Dataset section start

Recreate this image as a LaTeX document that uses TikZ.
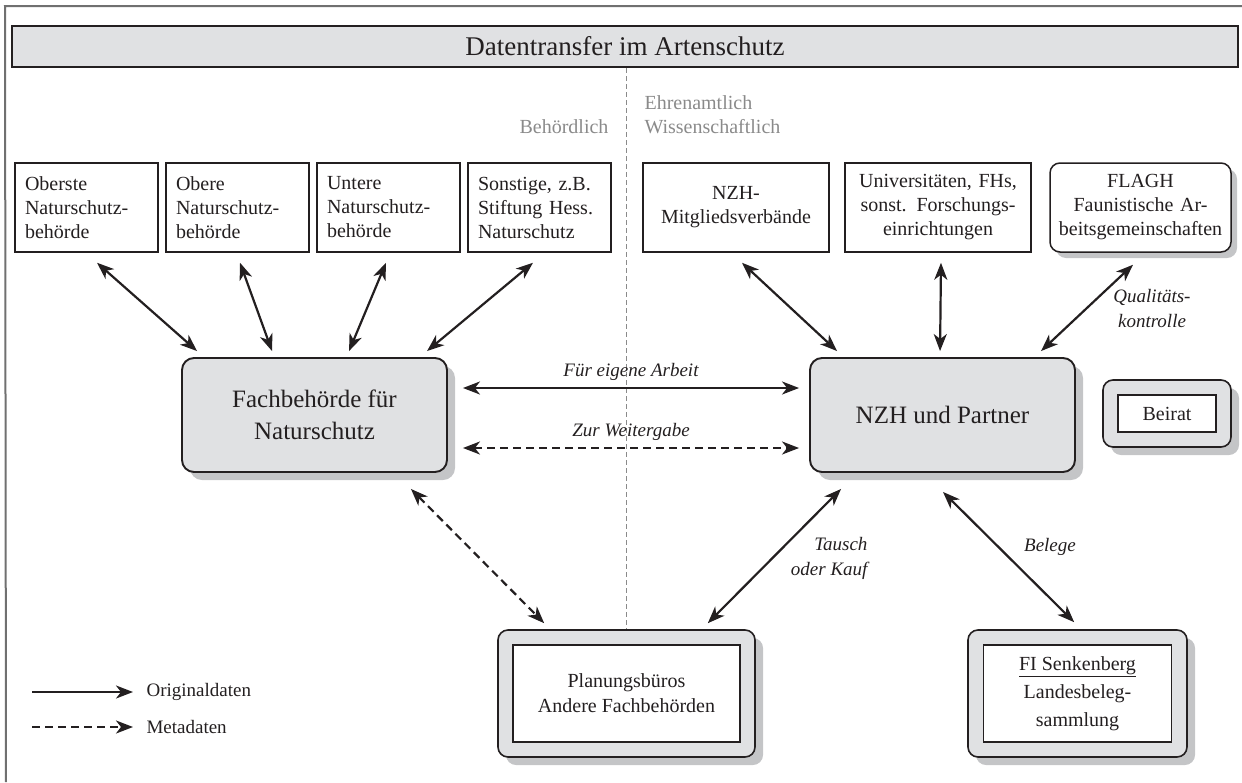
\documentclass[tikz,border=0pt]{standalone}
\usepackage{fontspec}
\setmainfont{Liberation Serif}
\usetikzlibrary{arrows.meta,calc,shadows}
\definecolor{ink}{HTML}{231F20}
\definecolor{boxgray}{HTML}{E0E1E3}
\definecolor{shadowgray}{HTML}{C4C5C7}
\definecolor{labelgray}{HTML}{8A8A8A}
\definecolor{framegray}{HTML}{707070}
\tikzset{
  tip/.tip={Stealth[length=17pt,width=13pt,inset=5pt]},
  myshadow/.style={drop shadow={shadow xshift=8pt,shadow yshift=-8pt,fill=shadowgray,opacity=1}},
  smallshadow/.style={drop shadow={shadow xshift=6pt,shadow yshift=-6pt,fill=shadowgray,opacity=1}},
  titlebar/.style={draw=ink,line width=2.2pt,fill=boxgray,minimum width=1226pt,minimum height=41pt,inner sep=0pt,font=\fontsize{27}{32}\selectfont,text=ink},
  tbox/.style={draw=ink,line width=1.5pt,fill=white,minimum height=89pt,inner ysep=0pt,font=\fontsize{20}{24}\selectfont,text=ink},
  ltbox/.style={tbox,text width=123pt,inner xsep=10pt,align=left},
  rtbox/.style={tbox,inner xsep=0pt,align=center},
  mainbox/.style={draw=ink,line width=1.9pt,fill=boxgray,rounded corners=12pt,minimum width=265pt,minimum height=114pt,inner sep=0pt,font=\fontsize{25}{32}\selectfont,align=center,text=ink,myshadow},
  outerbox/.style={draw=ink,line width=1.6pt,fill=boxgray,rounded corners=10pt,inner sep=0pt,myshadow},
  innerbox/.style={draw=ink,line width=1.4pt,fill=white,inner sep=0pt,align=center,font=\fontsize{20}{25}\selectfont,text=ink},
  arr/.style={draw=ink,line width=2.2pt,tip-tip},
  metaarr/.style={arr,dash pattern=on 8pt off 5pt},
  legarr/.style={draw=ink,line width=2.2pt,-tip},
  legmeta/.style={legarr,dash pattern=on 8pt off 5pt},
  edgelab/.style={font=\fontsize{19}{25}\selectfont\itshape,text=ink},
  grplab/.style={font=\fontsize{20}{24}\selectfont,text=labelgray,align=left},
  legtext/.style={font=\fontsize{19}{24}\selectfont,text=ink},
  divider/.style={draw=labelgray,line width=1.2pt,dash pattern=on 5pt off 3pt},
  framel/.style={draw=framegray,line width=2pt}
}
\begin{document}
\begin{tikzpicture}[x=1pt,y=-1pt]
\useasboundingbox (0,0) rectangle (1242,782);
% frame
\coordinate (fa) at (5,6);
\coordinate (fb) at (1242,6);
\coordinate (fc) at (6,782);
\draw[framel] (fb) -- (fa) -- (fc);
% title
\node[titlebar] (title) at (625,46.5) {Datentransfer im Artenschutz};
% group labels
\node[grplab,anchor=east] (beh) at (612,127) {Behördlich};
\node[grplab,anchor=west] (ehr) at (641,115) {Ehrenamtlich\\Wissenschaftlich};
% top left boxes
\node[ltbox] (b1) at (86.5,207.5) {Oberste\\Naturschutz-\\behörde};
\node[ltbox] (b2) at (237.5,207.5) {Obere\\Naturschutz-\\behörde};
\node[ltbox] (b3) at (388.5,207.5) {Untere\\Naturschutz-\\behörde};
\node[ltbox] (b4) at (539.5,207.5) {Sonstige, z.B.\\Stiftung Hess.\\Naturschutz};
% top right boxes
\node[rtbox,text width=186pt] (r1) at (736,207.5) {NZH-\\Mitgliedsverbände};
\node[rtbox,text width=186pt] (r2) at (938,207.5) {Universitäten, FHs,\\sonst. Forschungs-\\einrichtungen};
\node[rtbox,text width=181pt,rounded corners=10pt,smallshadow] (r3) at (1140.5,207.5) {FLAGH\\Faunistische Ar-\\beitsgemeinschaften};
% main boxes
\node[mainbox] (fach) at (314.5,415) {Fachbehörde für\\Naturschutz};
\node[mainbox] (nzh) at (942.5,415) {NZH und Partner};
% Beirat
\node[outerbox,minimum width=128pt,minimum height=67pt] (beiratO) at (1167,413.5) {};
\node[innerbox,minimum width=98pt,minimum height=37pt] (beirat) at (beiratO) {Beirat};
% bottom boxes
\node[outerbox,minimum width=257pt,minimum height=127pt] (planO) at (626.5,693.5) {};
\node[innerbox,minimum width=227pt,minimum height=97pt] (plan) at (planO) {Planungsbüros\\Andere Fachbehörden};
\node[outerbox,minimum width=219pt,minimum height=127pt] (fiO) at (1077.5,693.5) {};
\node[innerbox,minimum width=188pt,minimum height=97pt,font=\fontsize{20}{28}\selectfont] (fi) at (fiO) {\underline{FI Senkenberg}\\Landesbeleg-\\sammlung};
% divider
\draw[divider] (title.south -| planO.north) -- (planO.north);
% arrows top left
\draw[arr] ($(b1.south)+(10.5,10)$) -- ($(fach.north west)+(16,-6)$);
\draw[arr] ($(b2.south)+(2.5,10)$) -- ($(fach.north west)+(91,-6)$);
\draw[arr] ($(b3.south)+(-2.5,10)$) -- ($(fach.north west)+(168,-6)$);
\draw[arr] ($(b4.south)+(-6.5,10)$) -- ($(fach.north west)+(246,-6)$);
% arrows top right
\draw[arr] ($(r1.south)+(6,10)$) -- ($(nzh.north west)+(28,-6)$);
\draw[arr] ($(r2.south)+(3,10)$) -- ($(nzh.north west)+(131,-6)$);
\draw[arr] ($(r3.south)+(-7.5,12)$) -- ($(nzh.north west)+(232,-6)$);
\node[edgelab,align=center] (qk) at (1152,308) {Qualitäts-\\kontrolle};
% horizontal
\draw[arr] ($(fach.east)+(15,-27)$) -- node[edgelab,above=3pt] (fea) {Für eigene Arbeit} ($(nzh.west)+(-10,-27)$);
\draw[metaarr] ($(fach.east)+(15,33)$) -- node[edgelab,above=3pt] (zw) {Zur Weitergabe} ($(nzh.west)+(-10,33)$);
% lower
\draw[metaarr] ($(fach.south east)+(-37,16)$) -- ($(planO.north west)+(47,-6)$);
\draw[arr] ($(nzh.south west)+(32,16)$) -- ($(planO.north east)+(-48,-6)$);
\draw[arr] ($(nzh.south)+(0.5,19)$) -- ($(fiO.north west)+(107,-7)$);
\node[edgelab,align=right,anchor=east] (tk) at (871,558) {Tausch\\oder Kauf};
\node[edgelab] (bel) at (1050,547) {Belege};
% legend
\coordinate (la1) at (32,692);
\coordinate (lb1) at (133,692);
\coordinate (la2) at (32,727);
\coordinate (lb2) at (133,727);
\draw[legarr] (la1) -- (lb1);
\draw[legmeta] (la2) -- (lb2);
\node[legtext,anchor=west] (lo) at (143,692) {Originaldaten};
\node[legtext,anchor=west] (lm) at (143,727) {Metadaten};
\end{tikzpicture}
\end{document}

Dataset section end

Exercise. From start to finish, output the listing exactly, but omit its pictures.

Expected answer.
Recreate this image as a LaTeX document that uses TikZ.
\documentclass[tikz,border=0pt]{standalone}
\usepackage{fontspec}
\setmainfont{Liberation Serif}
\usetikzlibrary{arrows.meta,calc,shadows}
\definecolor{ink}{HTML}{231F20}
\definecolor{boxgray}{HTML}{E0E1E3}
\definecolor{shadowgray}{HTML}{C4C5C7}
\definecolor{labelgray}{HTML}{8A8A8A}
\definecolor{framegray}{HTML}{707070}
\tikzset{
  tip/.tip={Stealth[length=17pt,width=13pt,inset=5pt]},
  myshadow/.style={drop shadow={shadow xshift=8pt,shadow yshift=-8pt,fill=shadowgray,opacity=1}},
  smallshadow/.style={drop shadow={shadow xshift=6pt,shadow yshift=-6pt,fill=shadowgray,opacity=1}},
  titlebar/.style={draw=ink,line width=2.2pt,fill=boxgray,minimum width=1226pt,minimum height=41pt,inner sep=0pt,font=\fontsize{27}{32}\selectfont,text=ink},
  tbox/.style={draw=ink,line width=1.5pt,fill=white,minimum height=89pt,inner ysep=0pt,font=\fontsize{20}{24}\selectfont,text=ink},
  ltbox/.style={tbox,text width=123pt,inner xsep=10pt,align=left},
  rtbox/.style={tbox,inner xsep=0pt,align=center},
  mainbox/.style={draw=ink,line width=1.9pt,fill=boxgray,rounded corners=12pt,minimum width=265pt,minimum height=114pt,inner sep=0pt,font=\fontsize{25}{32}\selectfont,align=center,text=ink,myshadow},
  outerbox/.style={draw=ink,line width=1.6pt,fill=boxgray,rounded corners=10pt,inner sep=0pt,myshadow},
  innerbox/.style={draw=ink,line width=1.4pt,fill=white,inner sep=0pt,align=center,font=\fontsize{20}{25}\selectfont,text=ink},
  arr/.style={draw=ink,line width=2.2pt,tip-tip},
  metaarr/.style={arr,dash pattern=on 8pt off 5pt},
  legarr/.style={draw=ink,line width=2.2pt,-tip},
  legmeta/.style={legarr,dash pattern=on 8pt off 5pt},
  edgelab/.style={font=\fontsize{19}{25}\selectfont\itshape,text=ink},
  grplab/.style={font=\fontsize{20}{24}\selectfont,text=labelgray,align=left},
  legtext/.style={font=\fontsize{19}{24}\selectfont,text=ink},
  divider/.style={draw=labelgray,line width=1.2pt,dash pattern=on 5pt off 3pt},
  framel/.style={draw=framegray,line width=2pt}
}
\begin{document}
\begin{tikzpicture}[x=1pt,y=-1pt]
\useasboundingbox (0,0) rectangle (1242,782);
% frame
\coordinate (fa) at (5,6);
\coordinate (fb) at (1242,6);
\coordinate (fc) at (6,782);
\draw[framel] (fb) -- (fa) -- (fc);
% title
\node[titlebar] (title) at (625,46.5) {Datentransfer im Artenschutz};
% group labels
\node[grplab,anchor=east] (beh) at (612,127) {Behördlich};
\node[grplab,anchor=west] (ehr) at (641,115) {Ehrenamtlich\\Wissenschaftlich};
% top left boxes
\node[ltbox] (b1) at (86.5,207.5) {Oberste\\Naturschutz-\\behörde};
\node[ltbox] (b2) at (237.5,207.5) {Obere\\Naturschutz-\\behörde};
\node[ltbox] (b3) at (388.5,207.5) {Untere\\Naturschutz-\\behörde};
\node[ltbox] (b4) at (539.5,207.5) {Sonstige, z.B.\\Stiftung Hess.\\Naturschutz};
% top right boxes
\node[rtbox,text width=186pt] (r1) at (736,207.5) {NZH-\\Mitgliedsverbände};
\node[rtbox,text width=186pt] (r2) at (938,207.5) {Universitäten, FHs,\\sonst. Forschungs-\\einrichtungen};
\node[rtbox,text width=181pt,rounded corners=10pt,smallshadow] (r3) at (1140.5,207.5) {FLAGH\\Faunistische Ar-\\beitsgemeinschaften};
% main boxes
\node[mainbox] (fach) at (314.5,415) {Fachbehörde für\\Naturschutz};
\node[mainbox] (nzh) at (942.5,415) {NZH und Partner};
% Beirat
\node[outerbox,minimum width=128pt,minimum height=67pt] (beiratO) at (1167,413.5) {};
\node[innerbox,minimum width=98pt,minimum height=37pt] (beirat) at (beiratO) {Beirat};
% bottom boxes
\node[outerbox,minimum width=257pt,minimum height=127pt] (planO) at (626.5,693.5) {};
\node[innerbox,minimum width=227pt,minimum height=97pt] (plan) at (planO) {Planungsbüros\\Andere Fachbehörden};
\node[outerbox,minimum width=219pt,minimum height=127pt] (fiO) at (1077.5,693.5) {};
\node[innerbox,minimum width=188pt,minimum height=97pt,font=\fontsize{20}{28}\selectfont] (fi) at (fiO) {\underline{FI Senkenberg}\\Landesbeleg-\\sammlung};
% divider
\draw[divider] (title.south -| planO.north) -- (planO.north);
% arrows top left
\draw[arr] ($(b1.south)+(10.5,10)$) -- ($(fach.north west)+(16,-6)$);
\draw[arr] ($(b2.south)+(2.5,10)$) -- ($(fach.north west)+(91,-6)$);
\draw[arr] ($(b3.south)+(-2.5,10)$) -- ($(fach.north west)+(168,-6)$);
\draw[arr] ($(b4.south)+(-6.5,10)$) -- ($(fach.north west)+(246,-6)$);
% arrows top right
\draw[arr] ($(r1.south)+(6,10)$) -- ($(nzh.north west)+(28,-6)$);
\draw[arr] ($(r2.south)+(3,10)$) -- ($(nzh.north west)+(131,-6)$);
\draw[arr] ($(r3.south)+(-7.5,12)$) -- ($(nzh.north west)+(232,-6)$);
\node[edgelab,align=center] (qk) at (1152,308) {Qualitäts-\\kontrolle};
% horizontal
\draw[arr] ($(fach.east)+(15,-27)$) -- node[edgelab,above=3pt] (fea) {Für eigene Arbeit} ($(nzh.west)+(-10,-27)$);
\draw[metaarr] ($(fach.east)+(15,33)$) -- node[edgelab,above=3pt] (zw) {Zur Weitergabe} ($(nzh.west)+(-10,33)$);
% lower
\draw[metaarr] ($(fach.south east)+(-37,16)$) -- ($(planO.north west)+(47,-6)$);
\draw[arr] ($(nzh.south west)+(32,16)$) -- ($(planO.north east)+(-48,-6)$);
\draw[arr] ($(nzh.south)+(0.5,19)$) -- ($(fiO.north west)+(107,-7)$);
\node[edgelab,align=right,anchor=east] (tk) at (871,558) {Tausch\\oder Kauf};
\node[edgelab] (bel) at (1050,547) {Belege};
% legend
\coordinate (la1) at (32,692);
\coordinate (lb1) at (133,692);
\coordinate (la2) at (32,727);
\coordinate (lb2) at (133,727);
\draw[legarr] (la1) -- (lb1);
\draw[legmeta] (la2) -- (lb2);
\node[legtext,anchor=west] (lo) at (143,692) {Originaldaten};
\node[legtext,anchor=west] (lm) at (143,727) {Metadaten};
\end{tikzpicture}
\end{document}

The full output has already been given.